» Data excerpt
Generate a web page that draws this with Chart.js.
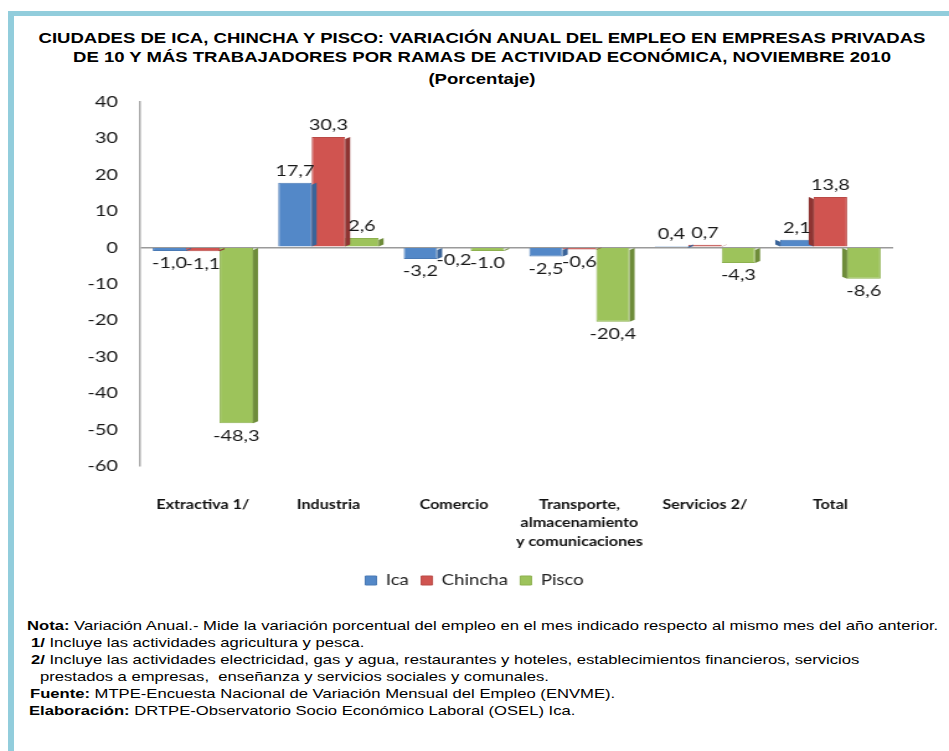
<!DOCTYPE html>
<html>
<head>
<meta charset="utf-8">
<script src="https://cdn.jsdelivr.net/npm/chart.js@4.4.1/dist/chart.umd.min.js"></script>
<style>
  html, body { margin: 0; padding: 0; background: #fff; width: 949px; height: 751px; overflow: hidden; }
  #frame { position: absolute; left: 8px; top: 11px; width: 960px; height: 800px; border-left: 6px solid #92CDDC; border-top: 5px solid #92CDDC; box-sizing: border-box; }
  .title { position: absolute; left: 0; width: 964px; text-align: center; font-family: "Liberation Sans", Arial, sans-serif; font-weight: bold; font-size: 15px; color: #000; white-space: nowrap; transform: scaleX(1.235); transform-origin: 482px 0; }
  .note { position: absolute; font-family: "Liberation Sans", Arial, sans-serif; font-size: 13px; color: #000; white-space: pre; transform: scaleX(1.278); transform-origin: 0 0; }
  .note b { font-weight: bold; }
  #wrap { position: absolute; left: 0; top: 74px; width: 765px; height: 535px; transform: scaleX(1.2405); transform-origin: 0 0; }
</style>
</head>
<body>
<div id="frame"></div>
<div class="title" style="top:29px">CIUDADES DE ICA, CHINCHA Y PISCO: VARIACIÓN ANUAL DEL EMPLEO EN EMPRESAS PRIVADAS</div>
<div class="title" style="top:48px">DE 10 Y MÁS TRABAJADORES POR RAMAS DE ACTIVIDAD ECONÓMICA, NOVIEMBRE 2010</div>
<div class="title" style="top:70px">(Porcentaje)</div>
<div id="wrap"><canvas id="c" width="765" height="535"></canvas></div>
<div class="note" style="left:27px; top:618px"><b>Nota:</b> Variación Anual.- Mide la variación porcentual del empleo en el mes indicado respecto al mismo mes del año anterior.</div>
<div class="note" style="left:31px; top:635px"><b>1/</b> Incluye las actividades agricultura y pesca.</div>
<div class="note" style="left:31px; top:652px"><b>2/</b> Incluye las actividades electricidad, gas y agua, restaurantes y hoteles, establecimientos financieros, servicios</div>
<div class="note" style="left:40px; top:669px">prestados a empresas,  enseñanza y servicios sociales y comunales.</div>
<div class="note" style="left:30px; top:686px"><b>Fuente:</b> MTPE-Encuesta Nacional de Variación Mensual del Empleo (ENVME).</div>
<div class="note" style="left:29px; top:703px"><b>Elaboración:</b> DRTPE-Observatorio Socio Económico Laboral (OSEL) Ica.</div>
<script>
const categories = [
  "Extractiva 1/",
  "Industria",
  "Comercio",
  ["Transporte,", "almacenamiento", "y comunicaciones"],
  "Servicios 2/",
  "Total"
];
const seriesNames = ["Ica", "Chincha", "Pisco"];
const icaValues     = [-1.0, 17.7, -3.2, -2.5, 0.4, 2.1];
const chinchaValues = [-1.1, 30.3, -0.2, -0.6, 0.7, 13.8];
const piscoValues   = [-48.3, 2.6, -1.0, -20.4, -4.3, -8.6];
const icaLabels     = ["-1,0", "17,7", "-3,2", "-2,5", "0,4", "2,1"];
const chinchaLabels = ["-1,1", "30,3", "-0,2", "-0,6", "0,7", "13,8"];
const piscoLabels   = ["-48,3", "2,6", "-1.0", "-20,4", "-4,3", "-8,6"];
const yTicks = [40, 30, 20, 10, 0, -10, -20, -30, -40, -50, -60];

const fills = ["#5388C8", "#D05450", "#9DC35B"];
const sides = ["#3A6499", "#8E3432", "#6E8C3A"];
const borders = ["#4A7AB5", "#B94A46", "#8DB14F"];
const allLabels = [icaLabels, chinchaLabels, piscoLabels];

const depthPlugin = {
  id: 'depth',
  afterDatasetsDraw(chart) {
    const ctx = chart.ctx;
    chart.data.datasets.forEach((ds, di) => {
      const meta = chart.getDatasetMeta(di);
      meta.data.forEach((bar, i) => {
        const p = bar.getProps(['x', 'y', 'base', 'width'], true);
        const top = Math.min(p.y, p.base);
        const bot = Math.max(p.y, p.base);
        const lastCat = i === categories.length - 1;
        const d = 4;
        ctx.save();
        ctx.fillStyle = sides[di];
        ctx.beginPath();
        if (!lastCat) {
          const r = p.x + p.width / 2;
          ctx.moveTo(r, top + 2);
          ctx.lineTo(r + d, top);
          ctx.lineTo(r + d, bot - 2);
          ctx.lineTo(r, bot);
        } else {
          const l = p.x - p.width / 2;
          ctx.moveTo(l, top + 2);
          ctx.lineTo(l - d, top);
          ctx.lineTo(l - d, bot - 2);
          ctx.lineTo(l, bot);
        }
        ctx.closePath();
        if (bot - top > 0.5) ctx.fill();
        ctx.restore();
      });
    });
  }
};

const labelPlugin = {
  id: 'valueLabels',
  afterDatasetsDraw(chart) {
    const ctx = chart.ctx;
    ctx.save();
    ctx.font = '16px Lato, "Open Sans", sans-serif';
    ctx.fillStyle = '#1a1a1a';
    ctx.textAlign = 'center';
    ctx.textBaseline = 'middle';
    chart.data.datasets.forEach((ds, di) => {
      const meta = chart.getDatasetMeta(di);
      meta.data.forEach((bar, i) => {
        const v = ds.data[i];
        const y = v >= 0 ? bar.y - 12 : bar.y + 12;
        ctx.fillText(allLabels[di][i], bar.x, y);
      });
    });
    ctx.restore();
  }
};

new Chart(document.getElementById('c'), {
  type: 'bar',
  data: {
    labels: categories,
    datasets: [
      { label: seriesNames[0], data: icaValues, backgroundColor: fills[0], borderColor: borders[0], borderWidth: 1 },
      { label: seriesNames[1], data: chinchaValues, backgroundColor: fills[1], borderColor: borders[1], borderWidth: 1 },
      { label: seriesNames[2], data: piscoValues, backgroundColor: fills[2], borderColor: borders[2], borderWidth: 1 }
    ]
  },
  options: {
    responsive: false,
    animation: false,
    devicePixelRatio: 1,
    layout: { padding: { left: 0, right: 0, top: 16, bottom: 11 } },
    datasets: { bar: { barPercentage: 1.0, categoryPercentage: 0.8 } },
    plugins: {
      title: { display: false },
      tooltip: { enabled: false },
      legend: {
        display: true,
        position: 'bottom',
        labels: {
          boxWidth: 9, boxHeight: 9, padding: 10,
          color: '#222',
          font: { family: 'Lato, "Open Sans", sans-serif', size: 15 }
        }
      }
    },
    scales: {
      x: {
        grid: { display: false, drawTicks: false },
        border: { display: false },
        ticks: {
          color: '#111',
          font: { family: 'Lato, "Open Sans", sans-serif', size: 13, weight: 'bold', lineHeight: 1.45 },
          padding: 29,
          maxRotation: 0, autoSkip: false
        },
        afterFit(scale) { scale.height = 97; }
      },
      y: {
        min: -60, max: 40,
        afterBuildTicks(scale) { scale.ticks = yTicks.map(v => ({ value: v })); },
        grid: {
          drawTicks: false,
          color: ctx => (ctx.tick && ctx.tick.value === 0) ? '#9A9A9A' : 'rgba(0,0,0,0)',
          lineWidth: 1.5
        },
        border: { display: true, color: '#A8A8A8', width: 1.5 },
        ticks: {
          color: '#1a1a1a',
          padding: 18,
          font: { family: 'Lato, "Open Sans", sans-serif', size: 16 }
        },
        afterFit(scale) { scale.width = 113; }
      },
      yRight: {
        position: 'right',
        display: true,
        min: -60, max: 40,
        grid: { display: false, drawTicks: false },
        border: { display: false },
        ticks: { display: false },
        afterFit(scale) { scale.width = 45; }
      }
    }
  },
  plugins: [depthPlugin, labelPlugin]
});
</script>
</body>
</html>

» Task statement
Write the lines above out again exactly, without any of their pictures.

» Output below
Generate a web page that draws this with Chart.js.
<!DOCTYPE html>
<html>
<head>
<meta charset="utf-8">
<script src="https://cdn.jsdelivr.net/npm/chart.js@4.4.1/dist/chart.umd.min.js"></script>
<style>
  html, body { margin: 0; padding: 0; background: #fff; width: 949px; height: 751px; overflow: hidden; }
  #frame { position: absolute; left: 8px; top: 11px; width: 960px; height: 800px; border-left: 6px solid #92CDDC; border-top: 5px solid #92CDDC; box-sizing: border-box; }
  .title { position: absolute; left: 0; width: 964px; text-align: center; font-family: "Liberation Sans", Arial, sans-serif; font-weight: bold; font-size: 15px; color: #000; white-space: nowrap; transform: scaleX(1.235); transform-origin: 482px 0; }
  .note { position: absolute; font-family: "Liberation Sans", Arial, sans-serif; font-size: 13px; color: #000; white-space: pre; transform: scaleX(1.278); transform-origin: 0 0; }
  .note b { font-weight: bold; }
  #wrap { position: absolute; left: 0; top: 74px; width: 765px; height: 535px; transform: scaleX(1.2405); transform-origin: 0 0; }
</style>
</head>
<body>
<div id="frame"></div>
<div class="title" style="top:29px">CIUDADES DE ICA, CHINCHA Y PISCO: VARIACIÓN ANUAL DEL EMPLEO EN EMPRESAS PRIVADAS</div>
<div class="title" style="top:48px">DE 10 Y MÁS TRABAJADORES POR RAMAS DE ACTIVIDAD ECONÓMICA, NOVIEMBRE 2010</div>
<div class="title" style="top:70px">(Porcentaje)</div>
<div id="wrap"><canvas id="c" width="765" height="535"></canvas></div>
<div class="note" style="left:27px; top:618px"><b>Nota:</b> Variación Anual.- Mide la variación porcentual del empleo en el mes indicado respecto al mismo mes del año anterior.</div>
<div class="note" style="left:31px; top:635px"><b>1/</b> Incluye las actividades agricultura y pesca.</div>
<div class="note" style="left:31px; top:652px"><b>2/</b> Incluye las actividades electricidad, gas y agua, restaurantes y hoteles, establecimientos financieros, servicios</div>
<div class="note" style="left:40px; top:669px">prestados a empresas,  enseñanza y servicios sociales y comunales.</div>
<div class="note" style="left:30px; top:686px"><b>Fuente:</b> MTPE-Encuesta Nacional de Variación Mensual del Empleo (ENVME).</div>
<div class="note" style="left:29px; top:703px"><b>Elaboración:</b> DRTPE-Observatorio Socio Económico Laboral (OSEL) Ica.</div>
<script>
const categories = [
  "Extractiva 1/",
  "Industria",
  "Comercio",
  ["Transporte,", "almacenamiento", "y comunicaciones"],
  "Servicios 2/",
  "Total"
];
const seriesNames = ["Ica", "Chincha", "Pisco"];
const icaValues     = [-1.0, 17.7, -3.2, -2.5, 0.4, 2.1];
const chinchaValues = [-1.1, 30.3, -0.2, -0.6, 0.7, 13.8];
const piscoValues   = [-48.3, 2.6, -1.0, -20.4, -4.3, -8.6];
const icaLabels     = ["-1,0", "17,7", "-3,2", "-2,5", "0,4", "2,1"];
const chinchaLabels = ["-1,1", "30,3", "-0,2", "-0,6", "0,7", "13,8"];
const piscoLabels   = ["-48,3", "2,6", "-1.0", "-20,4", "-4,3", "-8,6"];
const yTicks = [40, 30, 20, 10, 0, -10, -20, -30, -40, -50, -60];

const fills = ["#5388C8", "#D05450", "#9DC35B"];
const sides = ["#3A6499", "#8E3432", "#6E8C3A"];
const borders = ["#4A7AB5", "#B94A46", "#8DB14F"];
const allLabels = [icaLabels, chinchaLabels, piscoLabels];

const depthPlugin = {
  id: 'depth',
  afterDatasetsDraw(chart) {
    const ctx = chart.ctx;
    chart.data.datasets.forEach((ds, di) => {
      const meta = chart.getDatasetMeta(di);
      meta.data.forEach((bar, i) => {
        const p = bar.getProps(['x', 'y', 'base', 'width'], true);
        const top = Math.min(p.y, p.base);
        const bot = Math.max(p.y, p.base);
        const lastCat = i === categories.length - 1;
        const d = 4;
        ctx.save();
        ctx.fillStyle = sides[di];
        ctx.beginPath();
        if (!lastCat) {
          const r = p.x + p.width / 2;
          ctx.moveTo(r, top + 2);
          ctx.lineTo(r + d, top);
          ctx.lineTo(r + d, bot - 2);
          ctx.lineTo(r, bot);
        } else {
          const l = p.x - p.width / 2;
          ctx.moveTo(l, top + 2);
          ctx.lineTo(l - d, top);
          ctx.lineTo(l - d, bot - 2);
          ctx.lineTo(l, bot);
        }
        ctx.closePath();
        if (bot - top > 0.5) ctx.fill();
        ctx.restore();
      });
    });
  }
};

const labelPlugin = {
  id: 'valueLabels',
  afterDatasetsDraw(chart) {
    const ctx = chart.ctx;
    ctx.save();
    ctx.font = '16px Lato, "Open Sans", sans-serif';
    ctx.fillStyle = '#1a1a1a';
    ctx.textAlign = 'center';
    ctx.textBaseline = 'middle';
    chart.data.datasets.forEach((ds, di) => {
      const meta = chart.getDatasetMeta(di);
      meta.data.forEach((bar, i) => {
        const v = ds.data[i];
        const y = v >= 0 ? bar.y - 12 : bar.y + 12;
        ctx.fillText(allLabels[di][i], bar.x, y);
      });
    });
    ctx.restore();
  }
};

new Chart(document.getElementById('c'), {
  type: 'bar',
  data: {
    labels: categories,
    datasets: [
      { label: seriesNames[0], data: icaValues, backgroundColor: fills[0], borderColor: borders[0], borderWidth: 1 },
      { label: seriesNames[1], data: chinchaValues, backgroundColor: fills[1], borderColor: borders[1], borderWidth: 1 },
      { label: seriesNames[2], data: piscoValues, backgroundColor: fills[2], borderColor: borders[2], borderWidth: 1 }
    ]
  },
  options: {
    responsive: false,
    animation: false,
    devicePixelRatio: 1,
    layout: { padding: { left: 0, right: 0, top: 16, bottom: 11 } },
    datasets: { bar: { barPercentage: 1.0, categoryPercentage: 0.8 } },
    plugins: {
      title: { display: false },
      tooltip: { enabled: false },
      legend: {
        display: true,
        position: 'bottom',
        labels: {
          boxWidth: 9, boxHeight: 9, padding: 10,
          color: '#222',
          font: { family: 'Lato, "Open Sans", sans-serif', size: 15 }
        }
      }
    },
    scales: {
      x: {
        grid: { display: false, drawTicks: false },
        border: { display: false },
        ticks: {
          color: '#111',
          font: { family: 'Lato, "Open Sans", sans-serif', size: 13, weight: 'bold', lineHeight: 1.45 },
          padding: 29,
          maxRotation: 0, autoSkip: false
        },
        afterFit(scale) { scale.height = 97; }
      },
      y: {
        min: -60, max: 40,
        afterBuildTicks(scale) { scale.ticks = yTicks.map(v => ({ value: v })); },
        grid: {
          drawTicks: false,
          color: ctx => (ctx.tick && ctx.tick.value === 0) ? '#9A9A9A' : 'rgba(0,0,0,0)',
          lineWidth: 1.5
        },
        border: { display: true, color: '#A8A8A8', width: 1.5 },
        ticks: {
          color: '#1a1a1a',
          padding: 18,
          font: { family: 'Lato, "Open Sans", sans-serif', size: 16 }
        },
        afterFit(scale) { scale.width = 113; }
      },
      yRight: {
        position: 'right',
        display: true,
        min: -60, max: 40,
        grid: { display: false, drawTicks: false },
        border: { display: false },
        ticks: { display: false },
        afterFit(scale) { scale.width = 45; }
      }
    }
  },
  plugins: [depthPlugin, labelPlugin]
});
</script>
</body>
</html>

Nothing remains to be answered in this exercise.